Now, to cultural evolution & society & group splitting. Though I'm not
directly familiar with that research, my colleague David Hays does know the
research, and some of the researchers, and he thinks the results are sound.
That's good enough for me.

Of course, as you point out, that doesn't tell us what is going on. But
I've read and thought a great deal about society & culture and think that
the notion of a size-related effect is worth pursuing. If that
investigation is carried out in a reasonable way, it will yield results
regardless of whether or not my favored account turns out to be supported
by evidence.

There's another type of group splitting, however, which we haven't
considered and which probably is not related to size, at least not in any
simple way. For example, a number of academic societies have recently
split because some members want to consider multi-cultural
political-correctness issues and other members have no interest in such
things. This would appear to be a change in culture. (In my prior
discussion of group splitting I was implicitly assuming that the new groups
would have the same culture as the old group.) The folks in a society are
collectively controlling some set of variables for a range of values. At
some point some folks begin controlling for values outside that range and
perhaps introduce new variables as well. That produces stress and the only
way to resolve the stress is for the group to split.

I see alot of that kind of think going on in 20th C, American music. I'm
particularly interested in how African-American music has worked its way
through and into our culture. I've got that worked out in an informal way
and I'm trying to get more rigorous about it.

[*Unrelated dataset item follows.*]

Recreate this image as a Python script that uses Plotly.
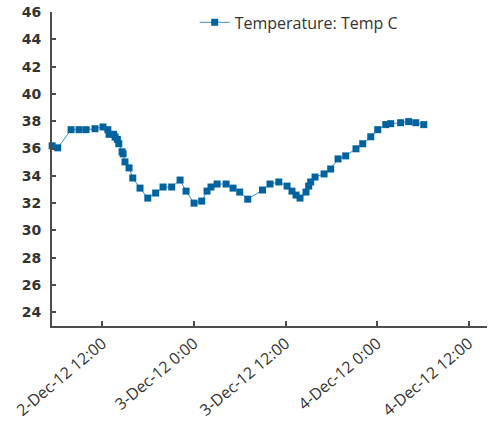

I've quickly read Bill P's origin of life paper & think there's stuff in
there that I can apply to music; in particular, the concept of
amplification seems plausible, e.g. what is it about the culture of 1980s
America that made it the appropriate substrate in which the practices of a
few Brooklyn DJ's became amplified into what we call rap & hip hop? Right
now that use of amplify is mere metaphor; but I think there is knowledge to
won from the effort of trying to turn that metaphor into a model. A lotta
work, but . . . .

What about Kent's work on virtual actors and collective control? I think
that, in talking about society and about culture, we have to talk about
virtual actors. These virtual actors are going to be doing things, they
may even have purposes. Talking about virtual actors presents us with the
methodological problem of understanding the relationship between those
virtual actors and (groups of) real individual human actors. [This problem
is sometimes referred to as methodological individualism.] Kent's work, I
think, allows us to say that virtual actors are implemented in real actors
via the process of collective control.